Find the lines holding the string "this" in the data, then copy all of them.

Source code of charts
* begin *
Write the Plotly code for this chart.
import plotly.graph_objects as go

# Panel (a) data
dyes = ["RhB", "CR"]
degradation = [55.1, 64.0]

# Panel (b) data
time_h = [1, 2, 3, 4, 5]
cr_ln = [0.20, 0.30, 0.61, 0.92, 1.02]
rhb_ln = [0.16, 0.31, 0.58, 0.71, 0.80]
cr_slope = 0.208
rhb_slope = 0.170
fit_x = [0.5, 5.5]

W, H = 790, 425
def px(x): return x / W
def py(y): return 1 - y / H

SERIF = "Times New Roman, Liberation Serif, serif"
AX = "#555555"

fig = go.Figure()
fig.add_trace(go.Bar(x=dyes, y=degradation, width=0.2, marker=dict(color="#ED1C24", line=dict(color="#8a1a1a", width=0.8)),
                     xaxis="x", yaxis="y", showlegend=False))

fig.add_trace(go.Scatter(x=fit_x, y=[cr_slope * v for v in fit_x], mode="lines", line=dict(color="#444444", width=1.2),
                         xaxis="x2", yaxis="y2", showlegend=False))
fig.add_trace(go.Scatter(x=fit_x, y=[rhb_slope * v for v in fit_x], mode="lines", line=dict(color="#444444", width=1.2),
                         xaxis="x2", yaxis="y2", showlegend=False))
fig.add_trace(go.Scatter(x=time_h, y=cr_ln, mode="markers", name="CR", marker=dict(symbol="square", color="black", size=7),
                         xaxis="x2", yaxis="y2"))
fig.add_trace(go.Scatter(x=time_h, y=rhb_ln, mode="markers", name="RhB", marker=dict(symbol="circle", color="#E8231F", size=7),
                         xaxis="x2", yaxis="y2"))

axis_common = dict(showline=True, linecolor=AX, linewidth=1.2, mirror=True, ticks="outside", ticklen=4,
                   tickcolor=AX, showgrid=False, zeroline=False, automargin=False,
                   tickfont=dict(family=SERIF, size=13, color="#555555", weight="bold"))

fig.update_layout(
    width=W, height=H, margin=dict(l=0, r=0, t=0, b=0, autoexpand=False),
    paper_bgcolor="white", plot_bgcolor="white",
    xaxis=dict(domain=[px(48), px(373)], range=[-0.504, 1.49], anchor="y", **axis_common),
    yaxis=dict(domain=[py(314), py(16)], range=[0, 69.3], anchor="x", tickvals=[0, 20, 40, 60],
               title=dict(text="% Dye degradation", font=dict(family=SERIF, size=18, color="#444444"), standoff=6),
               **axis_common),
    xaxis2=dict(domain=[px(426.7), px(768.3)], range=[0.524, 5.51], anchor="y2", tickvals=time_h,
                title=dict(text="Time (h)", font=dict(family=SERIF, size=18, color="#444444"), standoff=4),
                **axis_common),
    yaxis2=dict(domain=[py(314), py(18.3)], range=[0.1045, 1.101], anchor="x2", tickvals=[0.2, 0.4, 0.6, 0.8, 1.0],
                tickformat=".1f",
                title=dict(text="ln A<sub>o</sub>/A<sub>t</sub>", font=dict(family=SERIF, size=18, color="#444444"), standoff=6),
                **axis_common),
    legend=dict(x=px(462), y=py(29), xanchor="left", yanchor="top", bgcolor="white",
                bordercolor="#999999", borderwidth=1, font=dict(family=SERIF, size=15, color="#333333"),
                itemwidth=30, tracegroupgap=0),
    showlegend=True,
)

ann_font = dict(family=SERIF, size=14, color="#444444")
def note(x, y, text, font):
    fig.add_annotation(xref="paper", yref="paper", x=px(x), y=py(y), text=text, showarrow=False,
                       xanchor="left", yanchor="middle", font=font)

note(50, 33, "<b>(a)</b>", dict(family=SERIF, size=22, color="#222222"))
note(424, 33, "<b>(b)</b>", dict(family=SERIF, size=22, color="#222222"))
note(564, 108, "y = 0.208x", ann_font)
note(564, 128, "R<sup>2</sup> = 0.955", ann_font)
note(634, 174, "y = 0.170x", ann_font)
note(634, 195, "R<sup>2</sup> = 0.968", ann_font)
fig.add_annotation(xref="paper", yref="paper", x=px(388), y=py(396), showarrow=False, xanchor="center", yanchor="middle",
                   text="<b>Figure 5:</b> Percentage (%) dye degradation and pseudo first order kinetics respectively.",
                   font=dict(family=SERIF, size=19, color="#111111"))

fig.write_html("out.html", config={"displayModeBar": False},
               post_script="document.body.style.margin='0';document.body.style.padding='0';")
* end *
* begin *
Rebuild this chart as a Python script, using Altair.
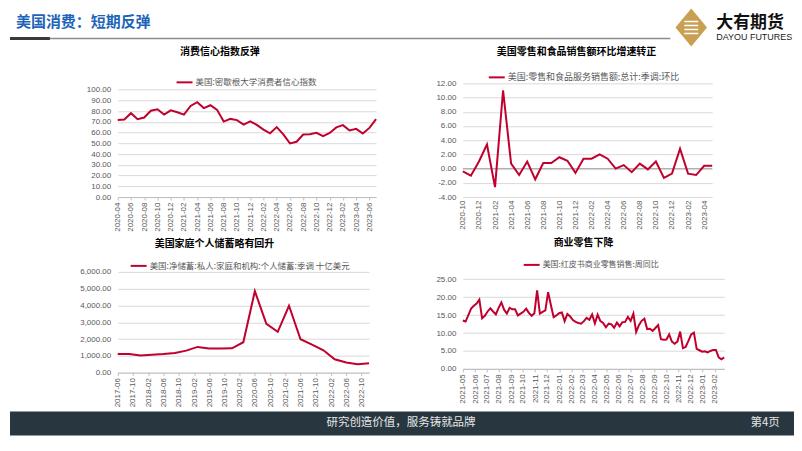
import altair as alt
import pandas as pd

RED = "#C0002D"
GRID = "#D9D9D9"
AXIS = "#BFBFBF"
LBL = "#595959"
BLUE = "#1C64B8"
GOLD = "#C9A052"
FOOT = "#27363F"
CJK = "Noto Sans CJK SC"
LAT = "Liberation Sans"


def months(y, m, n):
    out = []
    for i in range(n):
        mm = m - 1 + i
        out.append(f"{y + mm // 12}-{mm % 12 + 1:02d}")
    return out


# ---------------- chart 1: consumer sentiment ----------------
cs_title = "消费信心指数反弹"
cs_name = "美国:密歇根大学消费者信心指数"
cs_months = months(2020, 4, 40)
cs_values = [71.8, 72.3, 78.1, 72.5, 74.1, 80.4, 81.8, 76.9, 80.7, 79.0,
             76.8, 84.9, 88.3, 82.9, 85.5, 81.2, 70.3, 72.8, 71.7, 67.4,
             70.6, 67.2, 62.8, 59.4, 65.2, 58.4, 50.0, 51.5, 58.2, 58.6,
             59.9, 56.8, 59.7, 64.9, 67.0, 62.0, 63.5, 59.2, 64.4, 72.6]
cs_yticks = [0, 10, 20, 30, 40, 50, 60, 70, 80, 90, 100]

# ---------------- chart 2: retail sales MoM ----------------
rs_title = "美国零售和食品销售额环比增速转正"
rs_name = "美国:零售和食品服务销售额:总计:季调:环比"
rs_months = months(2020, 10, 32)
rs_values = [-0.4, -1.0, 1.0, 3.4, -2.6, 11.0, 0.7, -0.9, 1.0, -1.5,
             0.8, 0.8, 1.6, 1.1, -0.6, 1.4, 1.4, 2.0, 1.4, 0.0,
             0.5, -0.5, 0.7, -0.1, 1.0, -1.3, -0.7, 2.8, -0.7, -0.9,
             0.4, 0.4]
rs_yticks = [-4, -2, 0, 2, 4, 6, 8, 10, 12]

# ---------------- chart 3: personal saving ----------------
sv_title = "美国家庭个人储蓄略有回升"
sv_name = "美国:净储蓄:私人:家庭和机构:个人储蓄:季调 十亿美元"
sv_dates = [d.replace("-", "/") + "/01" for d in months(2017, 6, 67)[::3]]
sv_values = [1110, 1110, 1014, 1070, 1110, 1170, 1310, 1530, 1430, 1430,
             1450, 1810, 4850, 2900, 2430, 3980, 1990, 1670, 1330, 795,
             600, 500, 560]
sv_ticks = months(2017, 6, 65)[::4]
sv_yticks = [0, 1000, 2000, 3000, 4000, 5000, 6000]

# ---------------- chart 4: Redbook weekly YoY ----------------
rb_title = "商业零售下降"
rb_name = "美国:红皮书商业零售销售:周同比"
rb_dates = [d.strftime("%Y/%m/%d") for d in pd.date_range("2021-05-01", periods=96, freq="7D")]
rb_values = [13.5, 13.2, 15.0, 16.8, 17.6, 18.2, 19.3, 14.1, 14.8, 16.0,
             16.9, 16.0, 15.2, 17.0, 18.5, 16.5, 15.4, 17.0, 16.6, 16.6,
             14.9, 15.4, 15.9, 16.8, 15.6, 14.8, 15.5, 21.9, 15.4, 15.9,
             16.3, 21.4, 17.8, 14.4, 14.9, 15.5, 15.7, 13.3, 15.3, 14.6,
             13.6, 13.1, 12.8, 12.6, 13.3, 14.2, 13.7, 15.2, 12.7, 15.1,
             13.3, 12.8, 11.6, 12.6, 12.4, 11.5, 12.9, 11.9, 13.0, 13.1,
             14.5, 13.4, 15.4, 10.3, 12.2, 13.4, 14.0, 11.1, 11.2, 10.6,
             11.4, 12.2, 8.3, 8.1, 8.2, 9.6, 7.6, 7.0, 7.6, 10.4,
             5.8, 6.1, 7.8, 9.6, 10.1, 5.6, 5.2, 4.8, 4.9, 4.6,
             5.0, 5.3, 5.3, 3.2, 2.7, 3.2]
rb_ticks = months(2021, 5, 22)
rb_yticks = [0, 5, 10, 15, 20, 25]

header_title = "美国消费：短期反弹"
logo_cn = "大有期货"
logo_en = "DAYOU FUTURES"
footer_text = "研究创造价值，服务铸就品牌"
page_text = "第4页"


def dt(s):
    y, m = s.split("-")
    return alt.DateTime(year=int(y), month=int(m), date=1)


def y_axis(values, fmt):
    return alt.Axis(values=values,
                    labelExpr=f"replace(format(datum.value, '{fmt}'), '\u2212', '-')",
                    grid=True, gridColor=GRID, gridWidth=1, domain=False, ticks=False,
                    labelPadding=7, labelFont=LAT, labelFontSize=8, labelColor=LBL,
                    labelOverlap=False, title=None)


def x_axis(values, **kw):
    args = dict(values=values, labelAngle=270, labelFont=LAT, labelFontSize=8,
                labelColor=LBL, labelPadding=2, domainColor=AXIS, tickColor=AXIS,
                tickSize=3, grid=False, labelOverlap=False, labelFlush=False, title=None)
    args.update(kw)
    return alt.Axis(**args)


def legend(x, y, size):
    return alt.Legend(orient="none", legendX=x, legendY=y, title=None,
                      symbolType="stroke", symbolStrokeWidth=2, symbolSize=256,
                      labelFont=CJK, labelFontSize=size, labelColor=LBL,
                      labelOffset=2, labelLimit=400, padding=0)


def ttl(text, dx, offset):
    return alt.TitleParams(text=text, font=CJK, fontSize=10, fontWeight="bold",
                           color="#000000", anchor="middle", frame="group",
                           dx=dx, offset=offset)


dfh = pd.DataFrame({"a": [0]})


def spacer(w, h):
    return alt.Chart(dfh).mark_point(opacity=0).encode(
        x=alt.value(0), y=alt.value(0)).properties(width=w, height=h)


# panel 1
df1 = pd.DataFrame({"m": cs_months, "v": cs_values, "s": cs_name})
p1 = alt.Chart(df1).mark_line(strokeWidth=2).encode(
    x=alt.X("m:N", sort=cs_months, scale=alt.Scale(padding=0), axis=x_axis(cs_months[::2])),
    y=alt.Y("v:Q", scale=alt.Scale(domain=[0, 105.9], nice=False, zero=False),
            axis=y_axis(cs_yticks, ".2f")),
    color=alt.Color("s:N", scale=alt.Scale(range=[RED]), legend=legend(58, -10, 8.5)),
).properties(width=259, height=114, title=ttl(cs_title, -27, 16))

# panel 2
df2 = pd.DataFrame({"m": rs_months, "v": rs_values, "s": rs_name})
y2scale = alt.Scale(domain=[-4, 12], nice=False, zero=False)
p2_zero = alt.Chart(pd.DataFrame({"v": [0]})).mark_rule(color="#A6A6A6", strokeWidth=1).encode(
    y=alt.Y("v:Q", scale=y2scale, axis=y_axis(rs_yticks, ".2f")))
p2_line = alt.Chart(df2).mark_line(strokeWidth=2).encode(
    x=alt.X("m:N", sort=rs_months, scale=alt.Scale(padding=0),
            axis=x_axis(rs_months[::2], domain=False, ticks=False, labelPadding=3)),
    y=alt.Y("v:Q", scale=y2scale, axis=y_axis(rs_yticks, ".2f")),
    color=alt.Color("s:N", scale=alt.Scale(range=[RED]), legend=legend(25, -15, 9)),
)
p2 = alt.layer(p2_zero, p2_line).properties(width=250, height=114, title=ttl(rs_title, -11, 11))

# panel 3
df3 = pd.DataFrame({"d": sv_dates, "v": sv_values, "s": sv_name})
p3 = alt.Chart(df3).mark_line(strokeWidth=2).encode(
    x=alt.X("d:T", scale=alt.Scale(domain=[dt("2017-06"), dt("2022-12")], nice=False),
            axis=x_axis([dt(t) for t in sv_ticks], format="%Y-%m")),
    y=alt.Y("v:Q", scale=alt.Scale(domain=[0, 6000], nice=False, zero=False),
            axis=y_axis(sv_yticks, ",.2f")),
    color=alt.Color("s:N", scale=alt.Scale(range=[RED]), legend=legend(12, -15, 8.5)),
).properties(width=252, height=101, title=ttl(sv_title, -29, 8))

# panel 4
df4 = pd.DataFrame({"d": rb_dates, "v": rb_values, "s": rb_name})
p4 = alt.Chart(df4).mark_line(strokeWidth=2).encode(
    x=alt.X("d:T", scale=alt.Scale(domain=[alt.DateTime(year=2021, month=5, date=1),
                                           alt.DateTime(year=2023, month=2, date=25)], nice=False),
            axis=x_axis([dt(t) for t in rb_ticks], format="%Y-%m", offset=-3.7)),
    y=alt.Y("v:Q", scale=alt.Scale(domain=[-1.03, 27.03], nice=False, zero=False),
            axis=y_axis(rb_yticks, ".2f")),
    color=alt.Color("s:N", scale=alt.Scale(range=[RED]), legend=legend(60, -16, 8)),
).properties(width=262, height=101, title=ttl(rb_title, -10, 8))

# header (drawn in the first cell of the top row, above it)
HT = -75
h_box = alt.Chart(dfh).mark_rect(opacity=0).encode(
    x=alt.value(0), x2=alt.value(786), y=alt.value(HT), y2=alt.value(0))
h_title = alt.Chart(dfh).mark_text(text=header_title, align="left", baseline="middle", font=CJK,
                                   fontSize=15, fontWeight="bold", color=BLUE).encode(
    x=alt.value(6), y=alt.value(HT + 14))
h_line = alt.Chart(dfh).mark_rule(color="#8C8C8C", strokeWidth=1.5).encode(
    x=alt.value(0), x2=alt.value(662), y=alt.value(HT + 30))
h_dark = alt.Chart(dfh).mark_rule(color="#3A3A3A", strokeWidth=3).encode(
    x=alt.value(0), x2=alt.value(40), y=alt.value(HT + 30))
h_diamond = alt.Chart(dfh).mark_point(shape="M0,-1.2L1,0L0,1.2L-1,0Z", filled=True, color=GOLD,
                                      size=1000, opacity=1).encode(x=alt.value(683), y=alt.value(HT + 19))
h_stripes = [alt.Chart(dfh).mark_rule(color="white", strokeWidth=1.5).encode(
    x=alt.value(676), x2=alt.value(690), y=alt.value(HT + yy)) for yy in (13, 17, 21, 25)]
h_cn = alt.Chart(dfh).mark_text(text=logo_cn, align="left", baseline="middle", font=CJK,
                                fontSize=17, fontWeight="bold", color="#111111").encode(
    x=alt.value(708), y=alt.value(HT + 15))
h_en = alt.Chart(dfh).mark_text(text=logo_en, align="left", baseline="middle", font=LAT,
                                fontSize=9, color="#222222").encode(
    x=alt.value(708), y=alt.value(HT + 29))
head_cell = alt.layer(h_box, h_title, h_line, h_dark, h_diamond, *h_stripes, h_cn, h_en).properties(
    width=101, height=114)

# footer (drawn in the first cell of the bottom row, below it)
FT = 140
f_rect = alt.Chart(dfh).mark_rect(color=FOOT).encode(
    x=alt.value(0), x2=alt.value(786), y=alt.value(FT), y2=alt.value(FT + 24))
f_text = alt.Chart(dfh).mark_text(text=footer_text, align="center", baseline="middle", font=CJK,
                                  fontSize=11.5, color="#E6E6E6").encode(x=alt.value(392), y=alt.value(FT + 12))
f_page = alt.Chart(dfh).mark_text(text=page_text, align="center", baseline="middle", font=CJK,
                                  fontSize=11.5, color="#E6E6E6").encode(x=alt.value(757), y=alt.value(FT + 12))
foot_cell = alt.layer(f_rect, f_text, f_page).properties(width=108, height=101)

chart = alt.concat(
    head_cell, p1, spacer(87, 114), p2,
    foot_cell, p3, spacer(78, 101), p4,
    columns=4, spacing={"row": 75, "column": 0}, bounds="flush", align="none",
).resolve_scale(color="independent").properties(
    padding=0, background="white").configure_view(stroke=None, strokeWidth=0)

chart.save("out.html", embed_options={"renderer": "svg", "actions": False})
* end *
[OUTPUT OF THE TASK]
Write the Plotly code for this chart.
Rebuild this chart as a Python script, using Altair.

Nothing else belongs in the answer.